_GOAL OF THE EXERCISE_:
Reproduce the listing below exactly, beginning with its first line and ending with the line that holds "14.55, 19.8, 25.85];"; pictures are not part of the copy.

_GIVEN MATERIAL_:
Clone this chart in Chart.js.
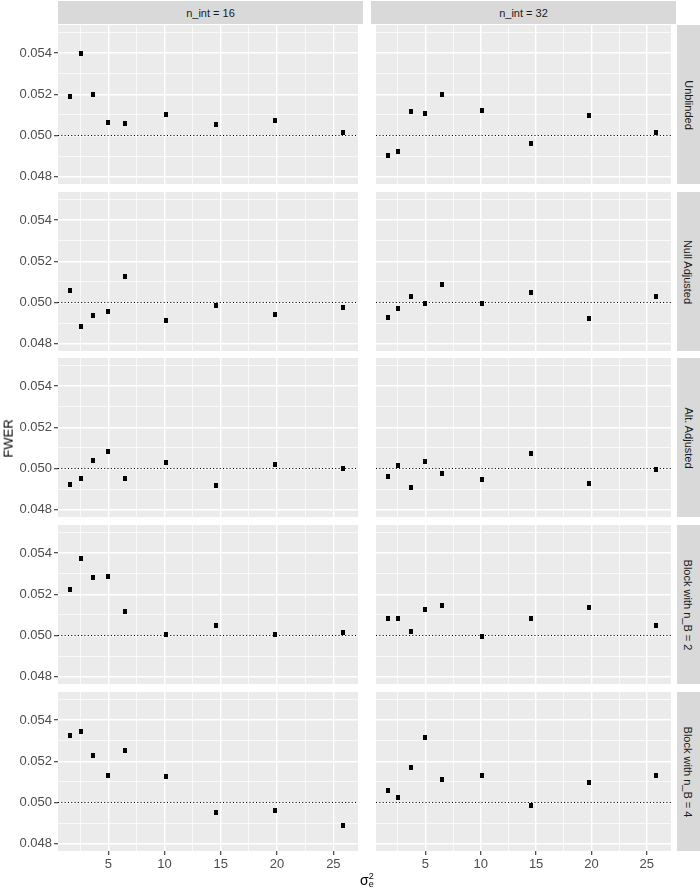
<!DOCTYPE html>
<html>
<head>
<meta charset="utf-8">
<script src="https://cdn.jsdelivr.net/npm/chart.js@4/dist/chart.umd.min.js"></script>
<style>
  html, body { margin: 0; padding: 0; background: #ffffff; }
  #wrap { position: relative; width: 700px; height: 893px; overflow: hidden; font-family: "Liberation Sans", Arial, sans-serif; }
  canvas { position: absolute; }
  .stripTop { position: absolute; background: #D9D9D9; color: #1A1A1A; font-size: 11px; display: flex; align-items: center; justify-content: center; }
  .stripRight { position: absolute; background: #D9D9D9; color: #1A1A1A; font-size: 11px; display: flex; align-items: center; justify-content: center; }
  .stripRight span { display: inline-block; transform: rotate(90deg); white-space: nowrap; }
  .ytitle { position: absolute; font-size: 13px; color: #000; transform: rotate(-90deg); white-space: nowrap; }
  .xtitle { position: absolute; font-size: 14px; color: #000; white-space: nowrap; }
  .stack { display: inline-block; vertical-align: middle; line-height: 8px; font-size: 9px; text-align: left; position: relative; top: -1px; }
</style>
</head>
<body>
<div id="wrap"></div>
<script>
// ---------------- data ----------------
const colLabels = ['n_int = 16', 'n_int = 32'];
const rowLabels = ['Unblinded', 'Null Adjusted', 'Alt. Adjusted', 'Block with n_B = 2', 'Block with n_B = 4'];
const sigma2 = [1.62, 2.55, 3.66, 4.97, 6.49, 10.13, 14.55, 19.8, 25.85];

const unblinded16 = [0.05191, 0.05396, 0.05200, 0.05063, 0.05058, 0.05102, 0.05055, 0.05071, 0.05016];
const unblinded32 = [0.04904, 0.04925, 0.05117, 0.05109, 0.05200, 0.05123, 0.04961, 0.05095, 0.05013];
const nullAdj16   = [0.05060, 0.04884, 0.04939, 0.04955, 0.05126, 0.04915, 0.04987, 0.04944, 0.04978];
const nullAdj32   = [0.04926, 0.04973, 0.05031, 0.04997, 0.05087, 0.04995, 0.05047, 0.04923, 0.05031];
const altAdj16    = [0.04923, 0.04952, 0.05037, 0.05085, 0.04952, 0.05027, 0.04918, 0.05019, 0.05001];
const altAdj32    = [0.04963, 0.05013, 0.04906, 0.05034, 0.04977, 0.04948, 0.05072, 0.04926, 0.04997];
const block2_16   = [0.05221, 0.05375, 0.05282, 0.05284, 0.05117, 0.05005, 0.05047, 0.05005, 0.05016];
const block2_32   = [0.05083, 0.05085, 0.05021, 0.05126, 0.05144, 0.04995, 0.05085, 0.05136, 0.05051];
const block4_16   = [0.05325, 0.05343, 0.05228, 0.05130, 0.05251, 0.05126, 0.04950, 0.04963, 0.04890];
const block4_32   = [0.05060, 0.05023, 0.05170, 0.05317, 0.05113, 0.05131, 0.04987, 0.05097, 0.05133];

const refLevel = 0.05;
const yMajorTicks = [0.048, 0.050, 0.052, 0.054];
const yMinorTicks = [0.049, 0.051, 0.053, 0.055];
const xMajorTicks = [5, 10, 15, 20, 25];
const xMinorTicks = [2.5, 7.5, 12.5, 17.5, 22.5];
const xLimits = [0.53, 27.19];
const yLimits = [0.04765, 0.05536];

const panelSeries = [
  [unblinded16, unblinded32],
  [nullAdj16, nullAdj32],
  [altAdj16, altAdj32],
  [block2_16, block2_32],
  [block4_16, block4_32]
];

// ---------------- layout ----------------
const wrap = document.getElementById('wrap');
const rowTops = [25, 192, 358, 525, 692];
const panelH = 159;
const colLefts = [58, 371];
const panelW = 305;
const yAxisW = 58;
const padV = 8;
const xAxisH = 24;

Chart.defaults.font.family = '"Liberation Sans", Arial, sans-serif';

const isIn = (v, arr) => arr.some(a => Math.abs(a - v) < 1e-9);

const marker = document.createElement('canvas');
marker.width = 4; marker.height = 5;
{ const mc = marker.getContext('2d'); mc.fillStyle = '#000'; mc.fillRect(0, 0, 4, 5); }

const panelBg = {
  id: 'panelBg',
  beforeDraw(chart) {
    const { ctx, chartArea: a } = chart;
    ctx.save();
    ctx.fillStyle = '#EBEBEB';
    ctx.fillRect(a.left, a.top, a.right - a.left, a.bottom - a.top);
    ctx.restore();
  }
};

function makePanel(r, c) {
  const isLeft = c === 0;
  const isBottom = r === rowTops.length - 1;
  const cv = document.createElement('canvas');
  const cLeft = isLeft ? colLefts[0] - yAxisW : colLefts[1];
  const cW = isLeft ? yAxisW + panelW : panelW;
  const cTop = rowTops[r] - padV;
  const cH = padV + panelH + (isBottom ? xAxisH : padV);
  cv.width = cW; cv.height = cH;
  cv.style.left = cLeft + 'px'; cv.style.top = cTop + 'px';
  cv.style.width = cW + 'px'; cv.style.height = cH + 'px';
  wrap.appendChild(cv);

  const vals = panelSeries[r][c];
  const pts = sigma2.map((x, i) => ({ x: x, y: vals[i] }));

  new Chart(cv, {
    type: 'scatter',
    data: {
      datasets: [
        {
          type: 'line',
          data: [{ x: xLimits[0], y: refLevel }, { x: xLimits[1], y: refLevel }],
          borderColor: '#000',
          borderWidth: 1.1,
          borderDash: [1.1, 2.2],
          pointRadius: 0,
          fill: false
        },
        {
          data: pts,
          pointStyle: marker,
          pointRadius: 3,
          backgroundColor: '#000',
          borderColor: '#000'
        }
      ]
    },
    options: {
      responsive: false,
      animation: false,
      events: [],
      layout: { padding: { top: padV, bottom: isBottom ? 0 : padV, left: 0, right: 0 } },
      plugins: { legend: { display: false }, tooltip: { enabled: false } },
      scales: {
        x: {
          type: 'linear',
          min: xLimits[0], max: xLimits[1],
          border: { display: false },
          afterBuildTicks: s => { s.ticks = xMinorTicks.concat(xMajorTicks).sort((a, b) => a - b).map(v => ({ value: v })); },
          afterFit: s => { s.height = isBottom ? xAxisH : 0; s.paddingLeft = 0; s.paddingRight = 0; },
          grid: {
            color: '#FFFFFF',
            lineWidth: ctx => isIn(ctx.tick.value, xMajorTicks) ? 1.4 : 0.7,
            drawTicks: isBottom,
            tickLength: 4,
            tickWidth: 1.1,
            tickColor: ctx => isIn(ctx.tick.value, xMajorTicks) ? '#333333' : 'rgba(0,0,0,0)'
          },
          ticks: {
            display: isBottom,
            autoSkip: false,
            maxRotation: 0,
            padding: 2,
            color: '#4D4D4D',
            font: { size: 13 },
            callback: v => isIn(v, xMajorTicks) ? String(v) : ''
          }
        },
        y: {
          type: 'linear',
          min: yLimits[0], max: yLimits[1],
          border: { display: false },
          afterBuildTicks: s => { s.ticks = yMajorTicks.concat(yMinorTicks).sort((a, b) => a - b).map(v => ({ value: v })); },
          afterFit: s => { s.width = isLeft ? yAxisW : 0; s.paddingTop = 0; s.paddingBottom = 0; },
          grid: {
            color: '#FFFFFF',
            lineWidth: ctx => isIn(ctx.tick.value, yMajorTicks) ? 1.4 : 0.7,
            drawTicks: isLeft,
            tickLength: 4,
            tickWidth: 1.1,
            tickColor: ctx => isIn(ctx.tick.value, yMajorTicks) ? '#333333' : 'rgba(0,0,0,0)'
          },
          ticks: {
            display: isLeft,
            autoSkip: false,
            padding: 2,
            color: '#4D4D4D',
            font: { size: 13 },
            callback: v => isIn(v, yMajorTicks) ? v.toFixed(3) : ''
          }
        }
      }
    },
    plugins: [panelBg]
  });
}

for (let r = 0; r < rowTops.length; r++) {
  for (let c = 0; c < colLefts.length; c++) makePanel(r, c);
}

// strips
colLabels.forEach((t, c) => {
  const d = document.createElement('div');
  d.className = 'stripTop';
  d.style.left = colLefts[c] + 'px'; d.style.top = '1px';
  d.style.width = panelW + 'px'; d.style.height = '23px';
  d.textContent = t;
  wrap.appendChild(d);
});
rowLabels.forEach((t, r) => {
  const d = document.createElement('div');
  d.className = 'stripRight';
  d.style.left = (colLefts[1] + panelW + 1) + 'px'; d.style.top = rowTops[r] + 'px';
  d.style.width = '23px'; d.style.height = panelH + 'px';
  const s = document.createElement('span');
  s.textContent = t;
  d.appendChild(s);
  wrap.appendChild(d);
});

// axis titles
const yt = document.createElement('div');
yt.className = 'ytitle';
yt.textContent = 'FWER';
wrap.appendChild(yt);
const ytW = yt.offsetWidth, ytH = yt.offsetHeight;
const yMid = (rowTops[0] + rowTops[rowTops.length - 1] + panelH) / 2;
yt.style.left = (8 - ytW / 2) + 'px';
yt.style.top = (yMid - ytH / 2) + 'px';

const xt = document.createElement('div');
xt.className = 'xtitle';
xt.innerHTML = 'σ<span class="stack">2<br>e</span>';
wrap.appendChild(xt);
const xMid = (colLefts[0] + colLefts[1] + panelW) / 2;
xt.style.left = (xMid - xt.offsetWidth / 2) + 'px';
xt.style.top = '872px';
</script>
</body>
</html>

_SOLUTION TO THIS EXERCISE_:
Clone this chart in Chart.js.
<!DOCTYPE html>
<html>
<head>
<meta charset="utf-8">
<script src="https://cdn.jsdelivr.net/npm/chart.js@4/dist/chart.umd.min.js"></script>
<style>
  html, body { margin: 0; padding: 0; background: #ffffff; }
  #wrap { position: relative; width: 700px; height: 893px; overflow: hidden; font-family: "Liberation Sans", Arial, sans-serif; }
  canvas { position: absolute; }
  .stripTop { position: absolute; background: #D9D9D9; color: #1A1A1A; font-size: 11px; display: flex; align-items: center; justify-content: center; }
  .stripRight { position: absolute; background: #D9D9D9; color: #1A1A1A; font-size: 11px; display: flex; align-items: center; justify-content: center; }
  .stripRight span { display: inline-block; transform: rotate(90deg); white-space: nowrap; }
  .ytitle { position: absolute; font-size: 13px; color: #000; transform: rotate(-90deg); white-space: nowrap; }
  .xtitle { position: absolute; font-size: 14px; color: #000; white-space: nowrap; }
  .stack { display: inline-block; vertical-align: middle; line-height: 8px; font-size: 9px; text-align: left; position: relative; top: -1px; }
</style>
</head>
<body>
<div id="wrap"></div>
<script>
// ---------------- data ----------------
const colLabels = ['n_int = 16', 'n_int = 32'];
const rowLabels = ['Unblinded', 'Null Adjusted', 'Alt. Adjusted', 'Block with n_B = 2', 'Block with n_B = 4'];
const sigma2 = [1.62, 2.55, 3.66, 4.97, 6.49, 10.13, 14.55, 19.8, 25.85];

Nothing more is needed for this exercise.